A local coalition of community leaders and environmental organizations filed an emergency petition in September 2021 looking for help from the Environmental Protection Agency.

After the filing, Michigan Gov. Gretchen Whitmer signed an executive order for the bottled water distribution and promised to replace all of the city’s lead pipes within 18 months, a massive project that will cost roughly $30 million.

Still, Benton Harbor has become disenfranchised with the government. More than 90% of the population in Benton Harbor is non-white. The median household income is less than $22,000 a year. The city has a poverty level at 45%, according to Census Data culled by ABC. Unemployment in the city is high and with that has been decades of economic decline because of a lack of interest from both the public and private sectors.

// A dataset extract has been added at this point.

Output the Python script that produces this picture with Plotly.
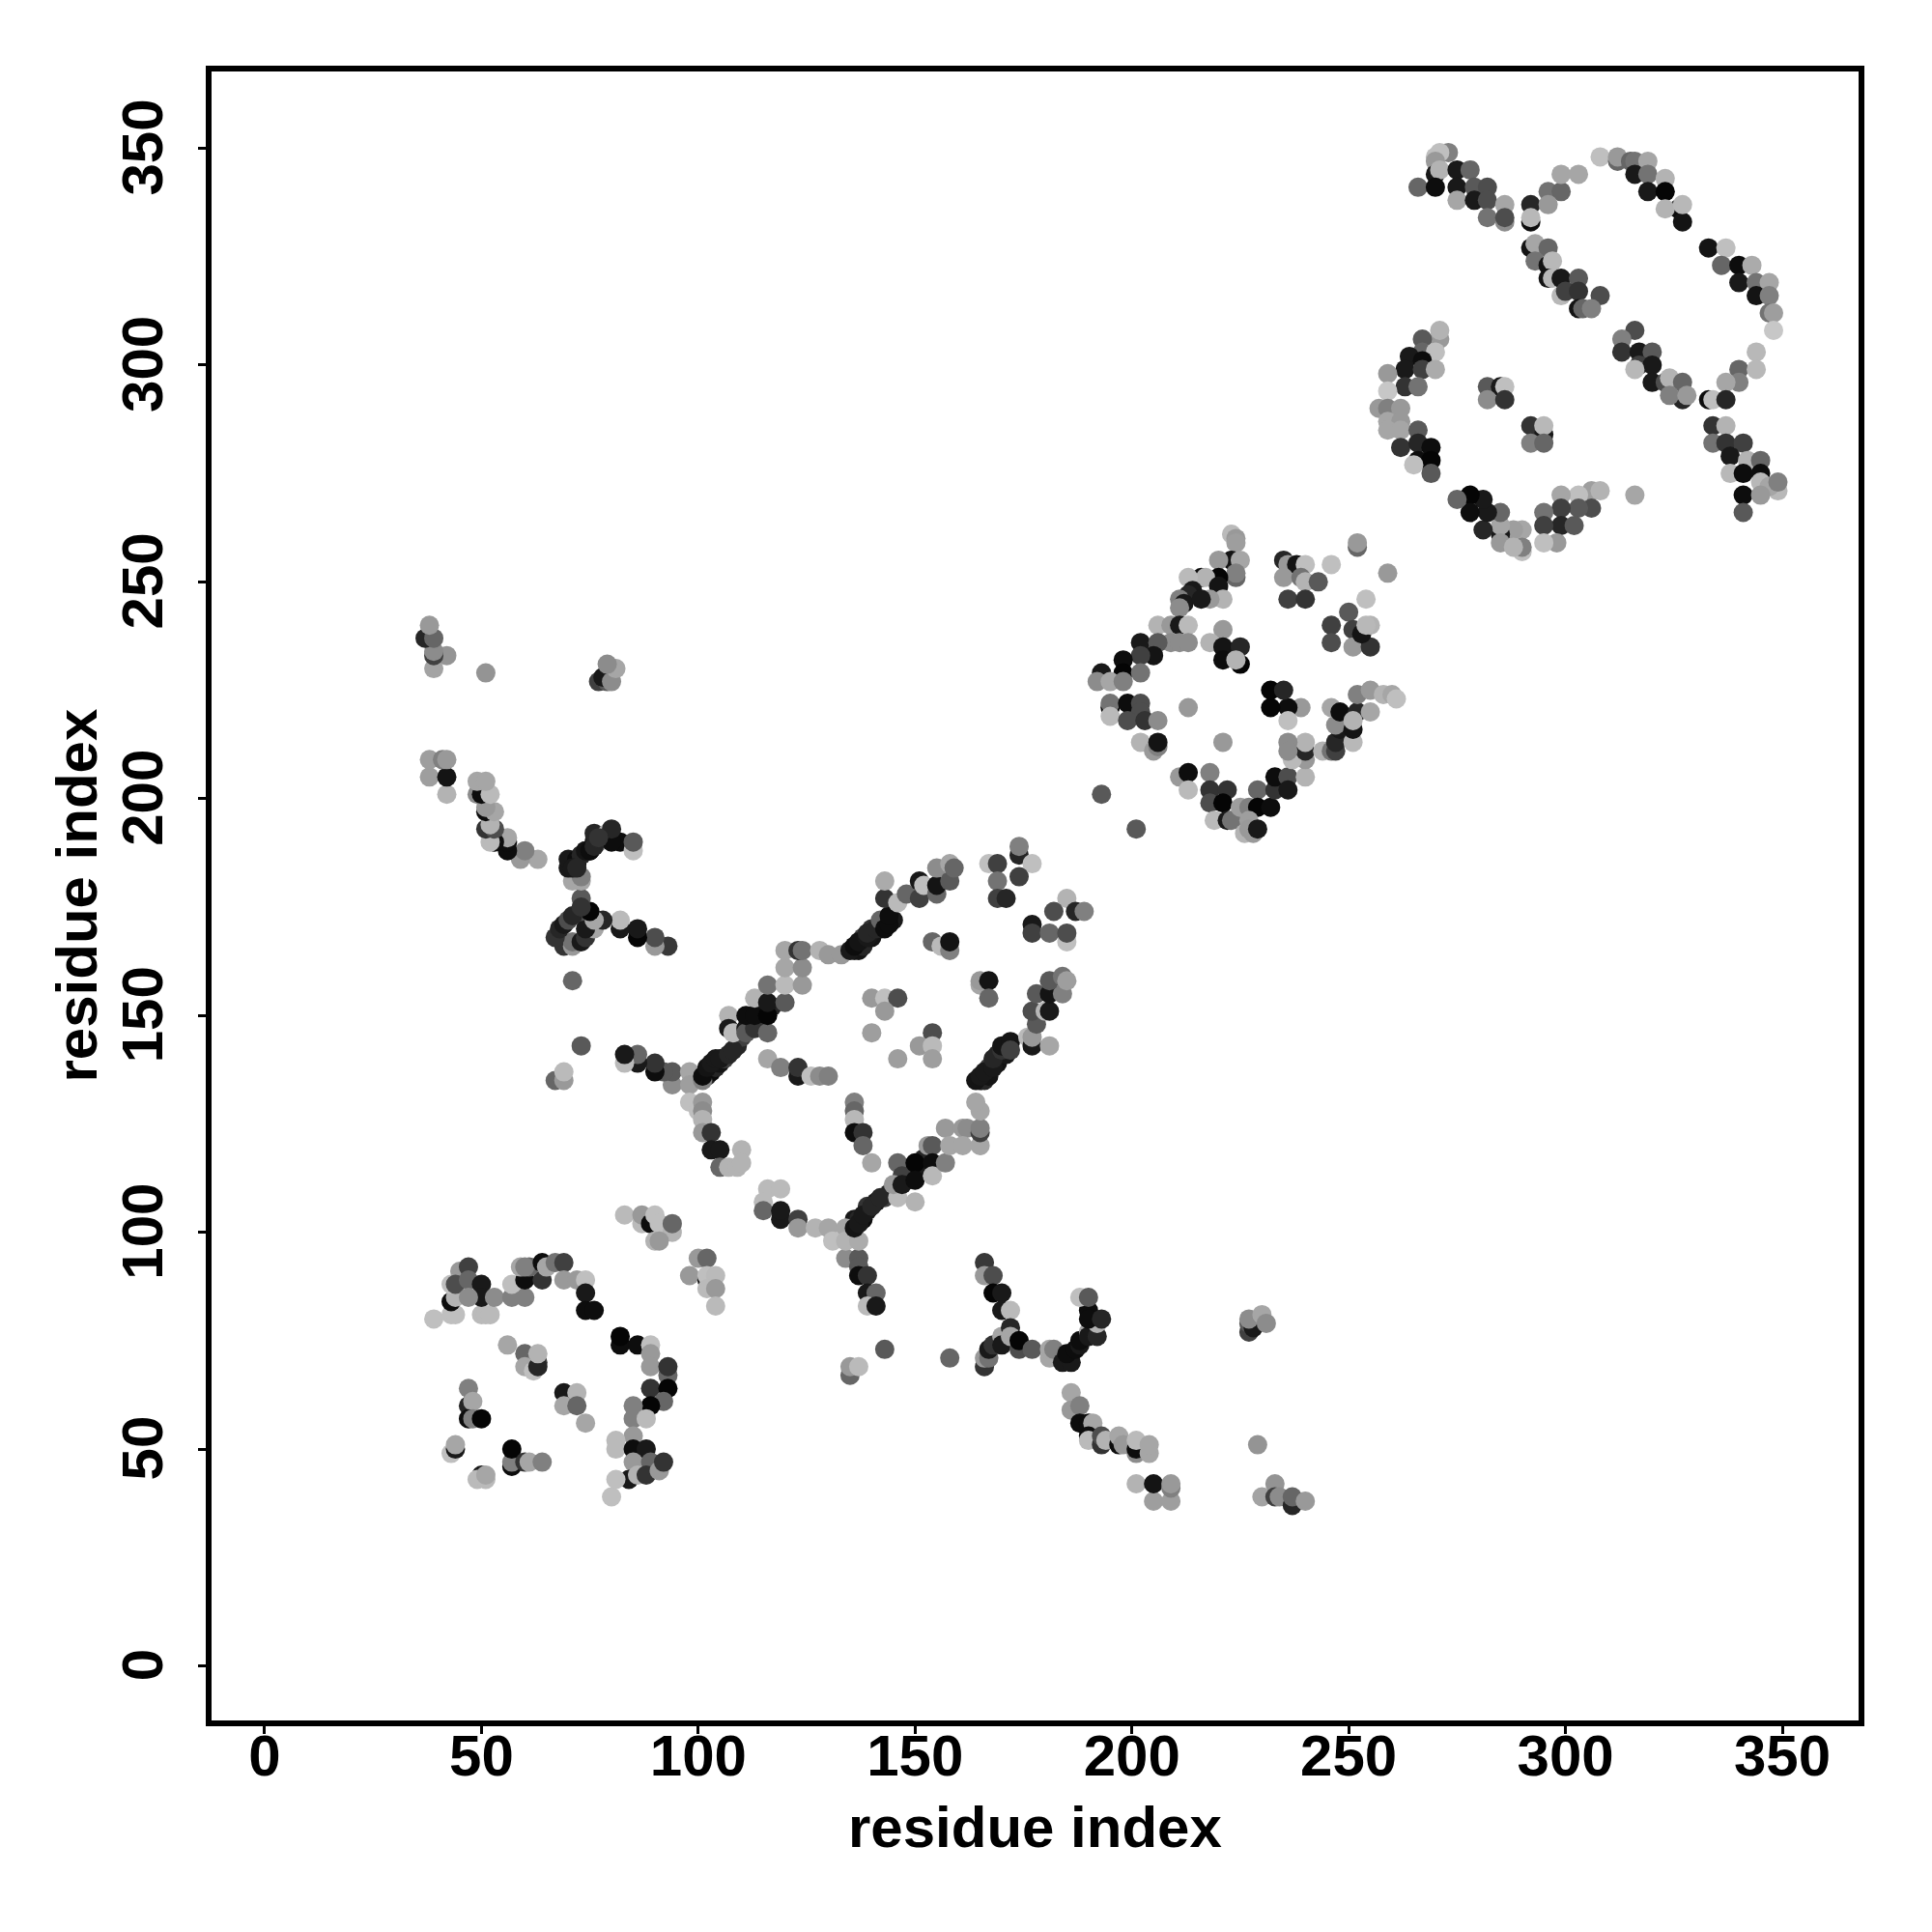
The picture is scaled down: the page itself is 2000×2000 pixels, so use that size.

According to ABC research, 1-in-6 zip codes in majority nonwhite areas has at least one water district with “excessive” water contamination. This compares to 1-in-8 Zip codes in majority white neighborhoods. Additionally, 1-in-4 of the country’s poorest zip codes have at least one water district with excessive lead contamination, compared to 1-in-11 in the country’s wealthiest zip codes.

As for Benton Harbor? It is one of only 76 water districts in the country to have at least three tests exceeding EPA lead standards since 2018.

As time ticks on, the historic deal brokered by the Biden Administration and Congress on infrastructure will allocate a $55 billion investment in clean drinking water, including dedicated funding to replace all lead pipes and service lines in the nation.

But time is of the essence.

“Our water systems really are sort of underground ticking time bombs,” Eric Olsen, senior strategic director for health at the Natural Resources Defense Council told ABC. “Because not only do we have lead pipes all over the country in all 50 states, but we have these aging water mains that burst 250,000 times a year across the country.”